╭─ SOURCE EXCERPT

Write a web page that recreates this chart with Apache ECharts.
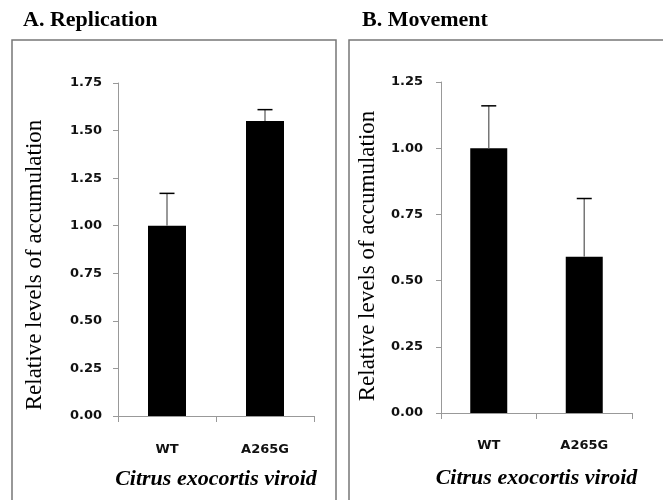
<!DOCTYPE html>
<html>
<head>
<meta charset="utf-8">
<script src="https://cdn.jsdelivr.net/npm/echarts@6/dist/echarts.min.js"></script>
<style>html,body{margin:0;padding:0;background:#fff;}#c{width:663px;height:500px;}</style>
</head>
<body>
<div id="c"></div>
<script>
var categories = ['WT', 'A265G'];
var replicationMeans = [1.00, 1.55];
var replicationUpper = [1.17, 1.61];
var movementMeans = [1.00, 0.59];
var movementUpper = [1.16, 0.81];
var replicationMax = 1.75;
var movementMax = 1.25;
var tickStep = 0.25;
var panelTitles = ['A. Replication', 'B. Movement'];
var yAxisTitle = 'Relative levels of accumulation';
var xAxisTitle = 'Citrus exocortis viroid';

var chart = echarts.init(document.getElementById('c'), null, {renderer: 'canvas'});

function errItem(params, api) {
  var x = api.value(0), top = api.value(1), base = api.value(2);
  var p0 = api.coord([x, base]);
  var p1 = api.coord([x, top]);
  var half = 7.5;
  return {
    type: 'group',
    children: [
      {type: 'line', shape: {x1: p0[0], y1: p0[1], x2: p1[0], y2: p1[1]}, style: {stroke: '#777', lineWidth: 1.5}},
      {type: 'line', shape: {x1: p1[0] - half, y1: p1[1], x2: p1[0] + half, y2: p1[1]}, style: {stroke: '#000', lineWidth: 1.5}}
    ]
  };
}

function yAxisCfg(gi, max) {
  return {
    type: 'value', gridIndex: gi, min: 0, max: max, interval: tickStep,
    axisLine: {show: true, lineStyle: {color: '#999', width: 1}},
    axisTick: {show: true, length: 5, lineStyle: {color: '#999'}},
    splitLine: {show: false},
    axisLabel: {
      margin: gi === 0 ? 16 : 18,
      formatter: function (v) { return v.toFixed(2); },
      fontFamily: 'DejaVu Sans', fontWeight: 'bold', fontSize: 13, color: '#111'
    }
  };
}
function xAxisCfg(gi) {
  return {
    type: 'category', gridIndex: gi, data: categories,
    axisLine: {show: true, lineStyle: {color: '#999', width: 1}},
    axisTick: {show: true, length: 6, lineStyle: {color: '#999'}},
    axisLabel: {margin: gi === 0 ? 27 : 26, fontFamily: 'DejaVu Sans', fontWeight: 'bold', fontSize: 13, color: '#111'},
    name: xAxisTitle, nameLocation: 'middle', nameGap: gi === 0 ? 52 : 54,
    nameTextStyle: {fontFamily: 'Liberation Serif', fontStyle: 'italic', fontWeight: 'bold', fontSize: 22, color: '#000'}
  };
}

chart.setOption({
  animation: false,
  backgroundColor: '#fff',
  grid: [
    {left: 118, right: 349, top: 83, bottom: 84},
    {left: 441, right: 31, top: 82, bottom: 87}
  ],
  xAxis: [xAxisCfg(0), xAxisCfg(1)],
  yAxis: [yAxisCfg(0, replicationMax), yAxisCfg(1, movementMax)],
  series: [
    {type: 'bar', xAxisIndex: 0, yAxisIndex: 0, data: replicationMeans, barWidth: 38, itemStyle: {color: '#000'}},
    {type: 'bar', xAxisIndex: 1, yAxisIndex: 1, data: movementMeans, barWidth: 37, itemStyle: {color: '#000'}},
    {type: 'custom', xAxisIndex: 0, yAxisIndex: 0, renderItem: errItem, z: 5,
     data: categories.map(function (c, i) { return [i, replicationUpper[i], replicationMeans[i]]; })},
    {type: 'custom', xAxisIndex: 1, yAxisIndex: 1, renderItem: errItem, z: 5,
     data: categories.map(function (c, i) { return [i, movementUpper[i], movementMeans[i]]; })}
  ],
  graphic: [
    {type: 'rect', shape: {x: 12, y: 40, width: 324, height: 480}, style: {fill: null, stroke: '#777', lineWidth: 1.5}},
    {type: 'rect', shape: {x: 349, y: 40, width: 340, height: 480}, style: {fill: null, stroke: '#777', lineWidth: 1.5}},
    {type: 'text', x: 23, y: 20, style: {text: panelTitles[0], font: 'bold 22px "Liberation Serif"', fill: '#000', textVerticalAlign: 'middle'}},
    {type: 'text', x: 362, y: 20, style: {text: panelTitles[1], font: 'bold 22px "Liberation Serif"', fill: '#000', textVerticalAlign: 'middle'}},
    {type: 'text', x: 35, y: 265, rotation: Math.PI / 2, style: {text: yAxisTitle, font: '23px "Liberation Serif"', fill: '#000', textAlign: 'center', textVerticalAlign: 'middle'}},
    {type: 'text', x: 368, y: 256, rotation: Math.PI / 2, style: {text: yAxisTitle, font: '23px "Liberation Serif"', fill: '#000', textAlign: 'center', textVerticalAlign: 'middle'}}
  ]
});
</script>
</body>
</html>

╰─

- STATED TASK
Reproduce the material in full, word for word, and omit the pictures.

- RESULT
Write a web page that recreates this chart with Apache ECharts.
<!DOCTYPE html>
<html>
<head>
<meta charset="utf-8">
<script src="https://cdn.jsdelivr.net/npm/echarts@6/dist/echarts.min.js"></script>
<style>html,body{margin:0;padding:0;background:#fff;}#c{width:663px;height:500px;}</style>
</head>
<body>
<div id="c"></div>
<script>
var categories = ['WT', 'A265G'];
var replicationMeans = [1.00, 1.55];
var replicationUpper = [1.17, 1.61];
var movementMeans = [1.00, 0.59];
var movementUpper = [1.16, 0.81];
var replicationMax = 1.75;
var movementMax = 1.25;
var tickStep = 0.25;
var panelTitles = ['A. Replication', 'B. Movement'];
var yAxisTitle = 'Relative levels of accumulation';
var xAxisTitle = 'Citrus exocortis viroid';

var chart = echarts.init(document.getElementById('c'), null, {renderer: 'canvas'});

function errItem(params, api) {
  var x = api.value(0), top = api.value(1), base = api.value(2);
  var p0 = api.coord([x, base]);
  var p1 = api.coord([x, top]);
  var half = 7.5;
  return {
    type: 'group',
    children: [
      {type: 'line', shape: {x1: p0[0], y1: p0[1], x2: p1[0], y2: p1[1]}, style: {stroke: '#777', lineWidth: 1.5}},
      {type: 'line', shape: {x1: p1[0] - half, y1: p1[1], x2: p1[0] + half, y2: p1[1]}, style: {stroke: '#000', lineWidth: 1.5}}
    ]
  };
}

function yAxisCfg(gi, max) {
  return {
    type: 'value', gridIndex: gi, min: 0, max: max, interval: tickStep,
    axisLine: {show: true, lineStyle: {color: '#999', width: 1}},
    axisTick: {show: true, length: 5, lineStyle: {color: '#999'}},
    splitLine: {show: false},
    axisLabel: {
      margin: gi === 0 ? 16 : 18,
      formatter: function (v) { return v.toFixed(2); },
      fontFamily: 'DejaVu Sans', fontWeight: 'bold', fontSize: 13, color: '#111'
    }
  };
}
function xAxisCfg(gi) {
  return {
    type: 'category', gridIndex: gi, data: categories,
    axisLine: {show: true, lineStyle: {color: '#999', width: 1}},
    axisTick: {show: true, length: 6, lineStyle: {color: '#999'}},
    axisLabel: {margin: gi === 0 ? 27 : 26, fontFamily: 'DejaVu Sans', fontWeight: 'bold', fontSize: 13, color: '#111'},
    name: xAxisTitle, nameLocation: 'middle', nameGap: gi === 0 ? 52 : 54,
    nameTextStyle: {fontFamily: 'Liberation Serif', fontStyle: 'italic', fontWeight: 'bold', fontSize: 22, color: '#000'}
  };
}

chart.setOption({
  animation: false,
  backgroundColor: '#fff',
  grid: [
    {left: 118, right: 349, top: 83, bottom: 84},
    {left: 441, right: 31, top: 82, bottom: 87}
  ],
  xAxis: [xAxisCfg(0), xAxisCfg(1)],
  yAxis: [yAxisCfg(0, replicationMax), yAxisCfg(1, movementMax)],
  series: [
    {type: 'bar', xAxisIndex: 0, yAxisIndex: 0, data: replicationMeans, barWidth: 38, itemStyle: {color: '#000'}},
    {type: 'bar', xAxisIndex: 1, yAxisIndex: 1, data: movementMeans, barWidth: 37, itemStyle: {color: '#000'}},
    {type: 'custom', xAxisIndex: 0, yAxisIndex: 0, renderItem: errItem, z: 5,
     data: categories.map(function (c, i) { return [i, replicationUpper[i], replicationMeans[i]]; })},
    {type: 'custom', xAxisIndex: 1, yAxisIndex: 1, renderItem: errItem, z: 5,
     data: categories.map(function (c, i) { return [i, movementUpper[i], movementMeans[i]]; })}
  ],
  graphic: [
    {type: 'rect', shape: {x: 12, y: 40, width: 324, height: 480}, style: {fill: null, stroke: '#777', lineWidth: 1.5}},
    {type: 'rect', shape: {x: 349, y: 40, width: 340, height: 480}, style: {fill: null, stroke: '#777', lineWidth: 1.5}},
    {type: 'text', x: 23, y: 20, style: {text: panelTitles[0], font: 'bold 22px "Liberation Serif"', fill: '#000', textVerticalAlign: 'middle'}},
    {type: 'text', x: 362, y: 20, style: {text: panelTitles[1], font: 'bold 22px "Liberation Serif"', fill: '#000', textVerticalAlign: 'middle'}},
    {type: 'text', x: 35, y: 265, rotation: Math.PI / 2, style: {text: yAxisTitle, font: '23px "Liberation Serif"', fill: '#000', textAlign: 'center', textVerticalAlign: 'middle'}},
    {type: 'text', x: 368, y: 256, rotation: Math.PI / 2, style: {text: yAxisTitle, font: '23px "Liberation Serif"', fill: '#000', textAlign: 'center', textVerticalAlign: 'middle'}}
  ]
});
</script>
</body>
</html>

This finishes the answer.